2. `example_integration.go` calls `machineid.ID()` directly instead of `GetMachineID()`
**Action:** Not fixed in this pass (requires careful analysis of downstream effects). Flagged as D-1 fix prompt input. See `docs/Refactor_A_Series.md` Task 6 for full analysis.
---
## DEV-025: Background token cleanup without context cancellation (B-1)
**Issue:** The background token cleanup goroutine in main.go uses a simple `time.NewTicker` loop without `context.Context` cancellation. main.go doesn't have a server-level context, so clean shutdown is handled by the deferred shutdown block and process signals.
**Impact:** On server shutdown, the goroutine is killed by the OS. No data loss risk — `CleanupExpiredTokens` is a DELETE query that's atomic. The ticker approach is consistent with the existing offline-agent-check goroutine (same pattern, same file).
---
## DEV-026: Migration 024 fix uses Option B — existing columns (B-1)
**Issue:** Migration 024 referenced a `deprecated` column that doesn't exist. Two options: (A) add the column in a new migration, (B) use existing `enabled`/`auto_run` columns.
**Decision:** Option B. The migration's intent is to disable the legacy updates subsystem. `SET enabled = false, auto_run = false` achieves this using columns already in the schema (migration 015). Adding an unused `deprecated` column would be unnecessary complexity.
---
## DEV-027: Duplicate migration numbers resolved with suffix letters (B-1)
**Issue:** Migrations 009 and 012 each had two files with the same numeric prefix.
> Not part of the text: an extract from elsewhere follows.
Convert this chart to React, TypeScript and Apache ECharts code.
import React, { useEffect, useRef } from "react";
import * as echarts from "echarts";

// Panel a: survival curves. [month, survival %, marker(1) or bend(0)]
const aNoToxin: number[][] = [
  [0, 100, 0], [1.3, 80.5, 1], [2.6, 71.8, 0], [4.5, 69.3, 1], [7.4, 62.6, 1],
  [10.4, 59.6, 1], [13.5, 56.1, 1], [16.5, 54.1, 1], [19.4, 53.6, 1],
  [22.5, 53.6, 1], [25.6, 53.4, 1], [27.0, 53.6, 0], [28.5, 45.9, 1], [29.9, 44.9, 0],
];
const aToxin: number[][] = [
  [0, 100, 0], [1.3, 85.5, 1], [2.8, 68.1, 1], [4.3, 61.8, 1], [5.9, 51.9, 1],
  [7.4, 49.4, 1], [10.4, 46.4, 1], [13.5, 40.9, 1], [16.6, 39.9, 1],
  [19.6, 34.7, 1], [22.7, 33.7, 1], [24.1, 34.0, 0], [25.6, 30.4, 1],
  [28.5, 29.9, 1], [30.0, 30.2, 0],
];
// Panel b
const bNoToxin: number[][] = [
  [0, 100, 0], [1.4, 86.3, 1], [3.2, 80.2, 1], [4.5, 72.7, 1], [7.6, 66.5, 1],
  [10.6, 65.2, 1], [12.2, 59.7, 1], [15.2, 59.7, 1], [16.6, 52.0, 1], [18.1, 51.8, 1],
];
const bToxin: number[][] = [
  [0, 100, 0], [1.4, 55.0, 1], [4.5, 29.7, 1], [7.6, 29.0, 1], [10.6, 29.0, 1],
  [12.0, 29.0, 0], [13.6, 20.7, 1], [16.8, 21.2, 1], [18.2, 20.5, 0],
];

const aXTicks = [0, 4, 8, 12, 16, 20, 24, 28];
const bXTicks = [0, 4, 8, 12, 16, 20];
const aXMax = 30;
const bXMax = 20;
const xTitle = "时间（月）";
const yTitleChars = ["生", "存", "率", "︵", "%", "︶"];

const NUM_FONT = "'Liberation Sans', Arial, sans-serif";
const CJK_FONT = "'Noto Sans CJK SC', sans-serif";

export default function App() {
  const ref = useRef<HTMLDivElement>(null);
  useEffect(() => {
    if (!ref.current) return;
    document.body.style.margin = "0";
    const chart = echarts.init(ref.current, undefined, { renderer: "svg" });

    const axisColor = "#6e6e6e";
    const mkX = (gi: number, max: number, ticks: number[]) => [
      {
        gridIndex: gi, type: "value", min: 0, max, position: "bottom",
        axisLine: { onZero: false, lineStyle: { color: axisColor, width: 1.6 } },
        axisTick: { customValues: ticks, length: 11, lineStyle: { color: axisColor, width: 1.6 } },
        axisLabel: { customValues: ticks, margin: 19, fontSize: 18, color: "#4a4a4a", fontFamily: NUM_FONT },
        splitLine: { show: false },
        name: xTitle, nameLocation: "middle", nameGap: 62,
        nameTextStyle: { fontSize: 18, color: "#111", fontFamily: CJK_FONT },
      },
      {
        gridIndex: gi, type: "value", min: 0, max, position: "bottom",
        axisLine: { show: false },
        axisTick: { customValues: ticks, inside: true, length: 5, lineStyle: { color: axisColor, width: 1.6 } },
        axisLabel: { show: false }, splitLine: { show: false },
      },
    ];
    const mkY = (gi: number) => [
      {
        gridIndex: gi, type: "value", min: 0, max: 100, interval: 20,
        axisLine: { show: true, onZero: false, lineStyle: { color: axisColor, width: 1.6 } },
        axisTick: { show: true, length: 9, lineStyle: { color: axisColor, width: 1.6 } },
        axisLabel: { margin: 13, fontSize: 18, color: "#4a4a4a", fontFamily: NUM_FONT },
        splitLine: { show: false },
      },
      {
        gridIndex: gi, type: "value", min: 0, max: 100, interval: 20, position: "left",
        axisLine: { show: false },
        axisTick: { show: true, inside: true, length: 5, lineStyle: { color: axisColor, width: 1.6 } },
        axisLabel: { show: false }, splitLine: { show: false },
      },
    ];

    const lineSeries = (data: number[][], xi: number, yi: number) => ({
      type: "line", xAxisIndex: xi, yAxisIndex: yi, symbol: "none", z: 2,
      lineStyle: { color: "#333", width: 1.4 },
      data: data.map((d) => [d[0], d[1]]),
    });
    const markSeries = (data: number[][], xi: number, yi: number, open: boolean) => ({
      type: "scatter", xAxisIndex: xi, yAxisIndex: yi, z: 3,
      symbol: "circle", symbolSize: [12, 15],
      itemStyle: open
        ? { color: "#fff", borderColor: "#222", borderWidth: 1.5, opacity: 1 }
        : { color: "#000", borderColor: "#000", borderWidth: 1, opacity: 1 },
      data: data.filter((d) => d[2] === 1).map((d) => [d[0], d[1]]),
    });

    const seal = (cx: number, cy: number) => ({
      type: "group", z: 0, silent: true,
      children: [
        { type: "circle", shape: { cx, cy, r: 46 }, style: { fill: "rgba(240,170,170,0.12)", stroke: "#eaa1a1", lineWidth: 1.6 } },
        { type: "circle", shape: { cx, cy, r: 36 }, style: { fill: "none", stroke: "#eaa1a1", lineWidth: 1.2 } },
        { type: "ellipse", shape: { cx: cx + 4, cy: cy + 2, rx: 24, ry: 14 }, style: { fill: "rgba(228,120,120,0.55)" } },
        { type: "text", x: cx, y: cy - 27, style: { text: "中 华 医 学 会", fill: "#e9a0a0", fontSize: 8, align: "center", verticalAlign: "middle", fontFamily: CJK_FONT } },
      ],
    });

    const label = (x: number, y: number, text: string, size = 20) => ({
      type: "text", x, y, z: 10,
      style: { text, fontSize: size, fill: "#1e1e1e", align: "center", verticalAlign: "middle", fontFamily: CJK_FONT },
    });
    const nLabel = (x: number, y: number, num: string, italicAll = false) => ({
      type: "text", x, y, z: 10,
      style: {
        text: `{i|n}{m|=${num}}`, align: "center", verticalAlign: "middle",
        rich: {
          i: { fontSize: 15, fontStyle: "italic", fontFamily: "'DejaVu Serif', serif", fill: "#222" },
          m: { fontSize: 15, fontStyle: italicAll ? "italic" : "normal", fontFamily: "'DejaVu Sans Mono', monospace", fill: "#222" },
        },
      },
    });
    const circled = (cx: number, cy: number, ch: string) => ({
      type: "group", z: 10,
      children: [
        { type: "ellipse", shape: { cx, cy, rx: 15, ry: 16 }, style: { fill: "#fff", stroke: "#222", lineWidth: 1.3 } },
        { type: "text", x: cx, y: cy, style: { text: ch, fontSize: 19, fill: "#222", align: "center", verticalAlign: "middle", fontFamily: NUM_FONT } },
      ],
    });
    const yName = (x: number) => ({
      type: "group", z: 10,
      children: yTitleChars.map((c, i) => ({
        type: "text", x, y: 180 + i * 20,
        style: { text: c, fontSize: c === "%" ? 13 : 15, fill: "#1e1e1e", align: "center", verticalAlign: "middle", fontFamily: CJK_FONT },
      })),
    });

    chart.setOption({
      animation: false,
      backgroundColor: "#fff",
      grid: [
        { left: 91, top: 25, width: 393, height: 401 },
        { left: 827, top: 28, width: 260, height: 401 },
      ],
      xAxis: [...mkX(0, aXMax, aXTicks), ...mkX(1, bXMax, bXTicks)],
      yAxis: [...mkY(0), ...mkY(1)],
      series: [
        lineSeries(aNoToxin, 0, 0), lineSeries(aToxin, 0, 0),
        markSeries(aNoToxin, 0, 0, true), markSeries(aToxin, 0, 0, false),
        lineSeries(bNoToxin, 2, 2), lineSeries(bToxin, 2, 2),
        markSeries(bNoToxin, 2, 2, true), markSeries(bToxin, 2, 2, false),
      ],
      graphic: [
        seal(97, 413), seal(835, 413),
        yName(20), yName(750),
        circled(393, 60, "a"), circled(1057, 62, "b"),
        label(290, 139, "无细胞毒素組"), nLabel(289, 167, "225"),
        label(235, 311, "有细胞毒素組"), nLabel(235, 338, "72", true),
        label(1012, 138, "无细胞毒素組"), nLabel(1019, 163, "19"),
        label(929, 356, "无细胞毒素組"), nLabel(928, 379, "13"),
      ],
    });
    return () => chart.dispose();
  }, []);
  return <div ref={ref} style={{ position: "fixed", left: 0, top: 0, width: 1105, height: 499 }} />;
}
**Decision:** Renamed second files to `009b` and `012b`. The runner sorts lexically (`sort.Strings`), so `009b_add_retry_tracking.up.sql` sorts after `009_add_agent_version_tracking.up.sql` correctly. This preserves the original execution order and doesn't require a full renumber.
---
## DEV-028: Migration 018 renumbered to 027 (B-1)
**Issue:** `018_create_scanner_config_table.sql` had wrong file suffix (.sql not .up.sql) AND shared number 018 with `018_create_metrics_and_docker_tables.up.sql`.
**Decision:** Renumbered to 027. The scanner_config table has never been created by the runner (it was skipped due to wrong suffix), so existing databases don't have it. Number 027 is after all existing migrations, ensuring it runs last in the sequence.